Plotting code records
____
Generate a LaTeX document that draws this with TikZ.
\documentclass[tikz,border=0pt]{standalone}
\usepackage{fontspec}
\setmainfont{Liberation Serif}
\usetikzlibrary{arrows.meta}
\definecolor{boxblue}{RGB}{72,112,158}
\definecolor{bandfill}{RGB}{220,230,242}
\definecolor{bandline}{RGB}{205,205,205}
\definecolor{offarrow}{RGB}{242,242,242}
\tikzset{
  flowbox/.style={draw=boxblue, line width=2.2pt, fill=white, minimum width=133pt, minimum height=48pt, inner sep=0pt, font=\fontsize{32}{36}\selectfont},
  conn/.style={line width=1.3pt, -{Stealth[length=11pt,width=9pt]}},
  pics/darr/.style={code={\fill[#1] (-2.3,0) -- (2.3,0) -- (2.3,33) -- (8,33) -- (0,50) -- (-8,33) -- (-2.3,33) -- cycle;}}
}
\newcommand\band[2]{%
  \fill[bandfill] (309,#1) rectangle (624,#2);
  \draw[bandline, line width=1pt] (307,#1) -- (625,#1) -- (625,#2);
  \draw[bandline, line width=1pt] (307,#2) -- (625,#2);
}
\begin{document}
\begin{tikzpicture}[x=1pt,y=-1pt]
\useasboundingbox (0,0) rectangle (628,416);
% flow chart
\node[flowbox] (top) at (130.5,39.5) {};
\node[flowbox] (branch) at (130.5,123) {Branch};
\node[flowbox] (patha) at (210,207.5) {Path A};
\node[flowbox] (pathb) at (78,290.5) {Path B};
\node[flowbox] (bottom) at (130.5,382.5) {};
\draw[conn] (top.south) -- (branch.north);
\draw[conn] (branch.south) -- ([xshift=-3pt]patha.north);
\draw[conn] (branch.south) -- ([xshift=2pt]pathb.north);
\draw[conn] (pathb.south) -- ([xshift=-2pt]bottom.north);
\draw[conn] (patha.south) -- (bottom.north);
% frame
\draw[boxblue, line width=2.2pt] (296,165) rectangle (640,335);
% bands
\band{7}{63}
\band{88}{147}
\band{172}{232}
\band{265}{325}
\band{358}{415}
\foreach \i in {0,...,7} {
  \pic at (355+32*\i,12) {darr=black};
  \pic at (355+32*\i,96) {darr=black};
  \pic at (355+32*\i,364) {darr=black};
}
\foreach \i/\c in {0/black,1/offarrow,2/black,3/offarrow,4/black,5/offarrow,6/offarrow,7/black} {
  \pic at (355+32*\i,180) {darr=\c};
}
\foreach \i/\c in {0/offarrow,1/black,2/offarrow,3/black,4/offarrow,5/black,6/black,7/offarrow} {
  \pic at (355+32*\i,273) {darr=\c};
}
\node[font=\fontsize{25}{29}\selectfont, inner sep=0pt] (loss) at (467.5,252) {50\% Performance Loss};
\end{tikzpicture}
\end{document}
____
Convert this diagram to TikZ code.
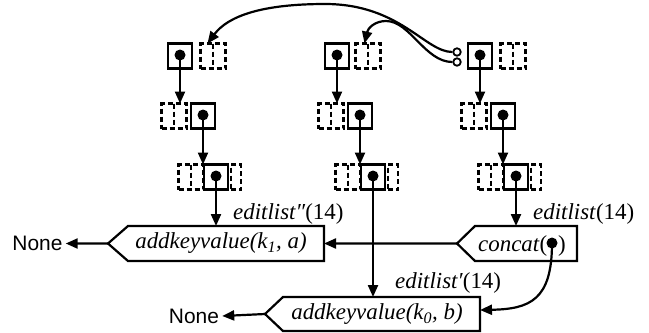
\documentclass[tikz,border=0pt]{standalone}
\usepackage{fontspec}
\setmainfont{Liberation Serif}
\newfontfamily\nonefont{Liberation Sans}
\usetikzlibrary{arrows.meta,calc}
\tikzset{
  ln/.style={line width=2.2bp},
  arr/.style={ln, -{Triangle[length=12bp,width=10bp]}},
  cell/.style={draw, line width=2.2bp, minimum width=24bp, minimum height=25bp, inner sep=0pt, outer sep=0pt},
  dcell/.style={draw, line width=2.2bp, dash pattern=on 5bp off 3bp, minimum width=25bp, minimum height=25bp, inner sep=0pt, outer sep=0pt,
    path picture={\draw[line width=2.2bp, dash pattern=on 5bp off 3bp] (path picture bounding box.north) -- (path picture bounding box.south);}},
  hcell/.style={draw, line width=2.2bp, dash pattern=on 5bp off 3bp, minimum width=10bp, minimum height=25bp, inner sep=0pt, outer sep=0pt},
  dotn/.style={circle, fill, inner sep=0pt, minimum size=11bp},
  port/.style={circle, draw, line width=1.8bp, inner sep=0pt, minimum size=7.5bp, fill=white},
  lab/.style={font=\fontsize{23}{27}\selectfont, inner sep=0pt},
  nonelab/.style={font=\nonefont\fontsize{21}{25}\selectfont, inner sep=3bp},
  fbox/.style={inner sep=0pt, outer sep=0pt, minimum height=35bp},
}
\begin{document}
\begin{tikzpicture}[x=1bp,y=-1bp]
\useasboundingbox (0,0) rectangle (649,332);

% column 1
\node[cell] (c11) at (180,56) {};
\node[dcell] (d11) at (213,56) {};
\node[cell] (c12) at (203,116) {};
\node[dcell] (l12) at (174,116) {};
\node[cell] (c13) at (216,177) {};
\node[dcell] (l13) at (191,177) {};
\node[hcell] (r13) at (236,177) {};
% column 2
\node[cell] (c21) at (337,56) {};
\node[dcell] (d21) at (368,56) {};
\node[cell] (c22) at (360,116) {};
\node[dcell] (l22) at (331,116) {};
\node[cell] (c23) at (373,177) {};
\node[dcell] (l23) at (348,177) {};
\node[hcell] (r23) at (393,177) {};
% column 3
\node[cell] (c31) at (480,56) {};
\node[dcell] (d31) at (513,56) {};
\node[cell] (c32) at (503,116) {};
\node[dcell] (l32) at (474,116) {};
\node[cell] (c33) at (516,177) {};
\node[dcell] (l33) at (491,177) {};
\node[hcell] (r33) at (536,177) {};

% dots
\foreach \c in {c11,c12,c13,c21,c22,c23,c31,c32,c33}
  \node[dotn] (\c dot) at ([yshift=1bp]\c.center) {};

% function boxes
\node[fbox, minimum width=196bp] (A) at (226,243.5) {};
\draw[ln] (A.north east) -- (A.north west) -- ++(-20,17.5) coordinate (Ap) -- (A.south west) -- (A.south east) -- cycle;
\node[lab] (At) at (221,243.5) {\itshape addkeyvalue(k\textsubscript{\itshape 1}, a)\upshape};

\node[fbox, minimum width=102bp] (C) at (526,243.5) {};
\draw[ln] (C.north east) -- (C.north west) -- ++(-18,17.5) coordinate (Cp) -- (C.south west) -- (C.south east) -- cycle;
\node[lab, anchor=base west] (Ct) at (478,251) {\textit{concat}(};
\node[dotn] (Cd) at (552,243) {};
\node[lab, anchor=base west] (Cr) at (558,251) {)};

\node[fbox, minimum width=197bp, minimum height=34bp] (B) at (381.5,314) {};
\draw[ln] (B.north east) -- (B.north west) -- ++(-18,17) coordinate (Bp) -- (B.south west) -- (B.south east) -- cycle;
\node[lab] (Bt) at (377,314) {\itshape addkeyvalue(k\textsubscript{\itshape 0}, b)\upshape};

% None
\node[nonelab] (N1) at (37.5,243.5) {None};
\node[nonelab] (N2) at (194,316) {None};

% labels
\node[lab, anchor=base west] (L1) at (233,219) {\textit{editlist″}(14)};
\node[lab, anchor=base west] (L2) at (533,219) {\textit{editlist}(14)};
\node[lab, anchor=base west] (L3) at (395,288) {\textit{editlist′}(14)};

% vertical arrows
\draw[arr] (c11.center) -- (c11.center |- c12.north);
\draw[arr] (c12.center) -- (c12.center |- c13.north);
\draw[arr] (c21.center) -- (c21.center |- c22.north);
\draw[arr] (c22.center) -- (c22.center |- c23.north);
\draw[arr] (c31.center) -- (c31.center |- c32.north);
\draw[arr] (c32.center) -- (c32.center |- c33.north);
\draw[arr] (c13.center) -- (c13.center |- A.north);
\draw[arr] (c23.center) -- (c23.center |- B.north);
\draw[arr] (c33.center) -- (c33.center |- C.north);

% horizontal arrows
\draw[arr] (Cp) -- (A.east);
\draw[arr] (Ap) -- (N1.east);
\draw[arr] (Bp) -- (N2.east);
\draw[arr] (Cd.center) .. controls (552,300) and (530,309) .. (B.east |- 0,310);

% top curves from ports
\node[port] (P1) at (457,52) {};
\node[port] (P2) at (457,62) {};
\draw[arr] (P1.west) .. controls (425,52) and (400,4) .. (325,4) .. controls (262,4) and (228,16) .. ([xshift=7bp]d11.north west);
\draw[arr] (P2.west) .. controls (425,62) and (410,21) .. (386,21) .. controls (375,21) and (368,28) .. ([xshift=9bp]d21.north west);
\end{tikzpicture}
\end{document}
____
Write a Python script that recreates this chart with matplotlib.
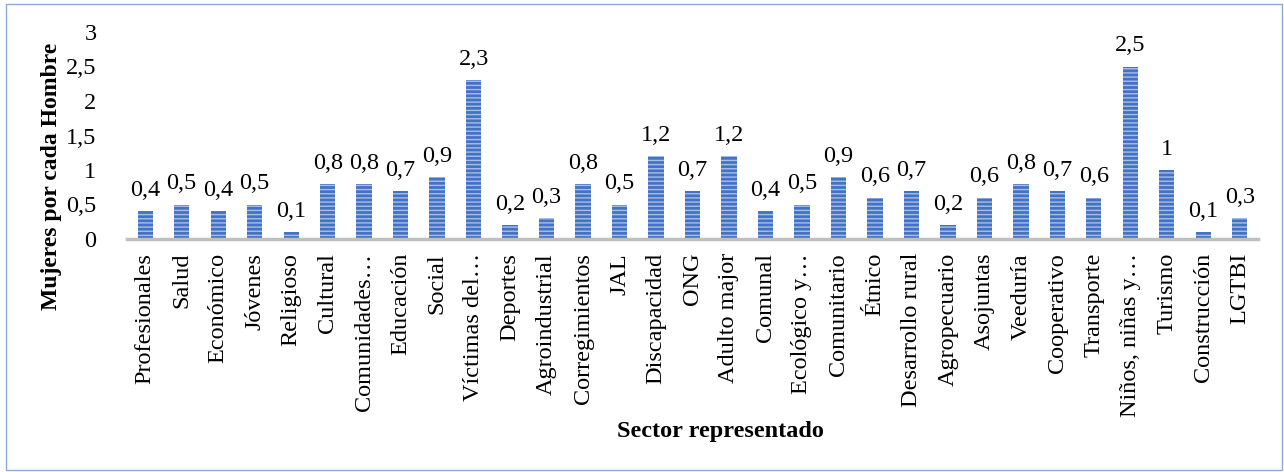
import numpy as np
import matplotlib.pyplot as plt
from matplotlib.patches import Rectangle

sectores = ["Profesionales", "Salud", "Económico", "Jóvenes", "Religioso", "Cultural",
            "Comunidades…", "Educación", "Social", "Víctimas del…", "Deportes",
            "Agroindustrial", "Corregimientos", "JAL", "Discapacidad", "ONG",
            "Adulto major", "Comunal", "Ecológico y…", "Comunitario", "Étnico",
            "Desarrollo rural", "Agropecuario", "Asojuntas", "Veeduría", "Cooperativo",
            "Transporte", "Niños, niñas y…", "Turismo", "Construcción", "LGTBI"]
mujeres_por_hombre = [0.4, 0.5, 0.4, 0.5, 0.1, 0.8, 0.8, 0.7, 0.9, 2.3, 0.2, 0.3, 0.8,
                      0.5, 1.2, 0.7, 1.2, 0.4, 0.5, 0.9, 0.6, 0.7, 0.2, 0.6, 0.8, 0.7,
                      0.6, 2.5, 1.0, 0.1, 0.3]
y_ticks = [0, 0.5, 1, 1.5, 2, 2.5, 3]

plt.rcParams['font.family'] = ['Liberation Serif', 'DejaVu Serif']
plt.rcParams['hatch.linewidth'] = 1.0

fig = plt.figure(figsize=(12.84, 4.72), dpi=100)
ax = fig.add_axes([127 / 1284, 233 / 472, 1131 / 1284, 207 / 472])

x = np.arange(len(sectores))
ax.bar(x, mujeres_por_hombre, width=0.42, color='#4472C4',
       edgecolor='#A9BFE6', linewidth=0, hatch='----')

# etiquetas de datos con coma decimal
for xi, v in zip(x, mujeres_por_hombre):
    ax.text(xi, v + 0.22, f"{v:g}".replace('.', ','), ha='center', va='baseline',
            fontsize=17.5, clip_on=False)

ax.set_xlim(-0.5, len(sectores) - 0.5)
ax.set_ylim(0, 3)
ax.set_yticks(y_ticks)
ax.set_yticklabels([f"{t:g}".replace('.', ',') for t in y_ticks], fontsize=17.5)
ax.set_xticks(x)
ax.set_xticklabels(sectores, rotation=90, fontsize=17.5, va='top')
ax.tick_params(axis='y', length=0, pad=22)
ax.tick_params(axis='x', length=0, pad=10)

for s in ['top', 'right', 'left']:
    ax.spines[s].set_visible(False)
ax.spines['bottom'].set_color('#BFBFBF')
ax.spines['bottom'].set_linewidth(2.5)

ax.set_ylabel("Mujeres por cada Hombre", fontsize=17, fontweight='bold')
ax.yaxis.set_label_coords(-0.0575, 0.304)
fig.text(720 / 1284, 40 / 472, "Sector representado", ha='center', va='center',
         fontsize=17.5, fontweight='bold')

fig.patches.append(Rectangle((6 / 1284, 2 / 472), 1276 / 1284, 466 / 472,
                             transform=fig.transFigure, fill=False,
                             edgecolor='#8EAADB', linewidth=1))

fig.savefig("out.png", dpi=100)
____
**GIVEN PROBLEM**
Repeat the lines above exactly, beginning with the one containing "Write a Python" and finishing with the one containing "fontsize=17.5, fontweight='bold')". No pictures belong in the copy.

**ANSWER TO THE TASK**
Write a Python script that recreates this chart with matplotlib.
import numpy as np
import matplotlib.pyplot as plt
from matplotlib.patches import Rectangle

sectores = ["Profesionales", "Salud", "Económico", "Jóvenes", "Religioso", "Cultural",
            "Comunidades…", "Educación", "Social", "Víctimas del…", "Deportes",
            "Agroindustrial", "Corregimientos", "JAL", "Discapacidad", "ONG",
            "Adulto major", "Comunal", "Ecológico y…", "Comunitario", "Étnico",
            "Desarrollo rural", "Agropecuario", "Asojuntas", "Veeduría", "Cooperativo",
            "Transporte", "Niños, niñas y…", "Turismo", "Construcción", "LGTBI"]
mujeres_por_hombre = [0.4, 0.5, 0.4, 0.5, 0.1, 0.8, 0.8, 0.7, 0.9, 2.3, 0.2, 0.3, 0.8,
                      0.5, 1.2, 0.7, 1.2, 0.4, 0.5, 0.9, 0.6, 0.7, 0.2, 0.6, 0.8, 0.7,
                      0.6, 2.5, 1.0, 0.1, 0.3]
y_ticks = [0, 0.5, 1, 1.5, 2, 2.5, 3]

plt.rcParams['font.family'] = ['Liberation Serif', 'DejaVu Serif']
plt.rcParams['hatch.linewidth'] = 1.0

fig = plt.figure(figsize=(12.84, 4.72), dpi=100)
ax = fig.add_axes([127 / 1284, 233 / 472, 1131 / 1284, 207 / 472])

x = np.arange(len(sectores))
ax.bar(x, mujeres_por_hombre, width=0.42, color='#4472C4',
       edgecolor='#A9BFE6', linewidth=0, hatch='----')

# etiquetas de datos con coma decimal
for xi, v in zip(x, mujeres_por_hombre):
    ax.text(xi, v + 0.22, f"{v:g}".replace('.', ','), ha='center', va='baseline',
            fontsize=17.5, clip_on=False)

ax.set_xlim(-0.5, len(sectores) - 0.5)
ax.set_ylim(0, 3)
ax.set_yticks(y_ticks)
ax.set_yticklabels([f"{t:g}".replace('.', ',') for t in y_ticks], fontsize=17.5)
ax.set_xticks(x)
ax.set_xticklabels(sectores, rotation=90, fontsize=17.5, va='top')
ax.tick_params(axis='y', length=0, pad=22)
ax.tick_params(axis='x', length=0, pad=10)

for s in ['top', 'right', 'left']:
    ax.spines[s].set_visible(False)
ax.spines['bottom'].set_color('#BFBFBF')
ax.spines['bottom'].set_linewidth(2.5)

ax.set_ylabel("Mujeres por cada Hombre", fontsize=17, fontweight='bold')
ax.yaxis.set_label_coords(-0.0575, 0.304)
fig.text(720 / 1284, 40 / 472, "Sector representado", ha='center', va='center',
         fontsize=17.5, fontweight='bold')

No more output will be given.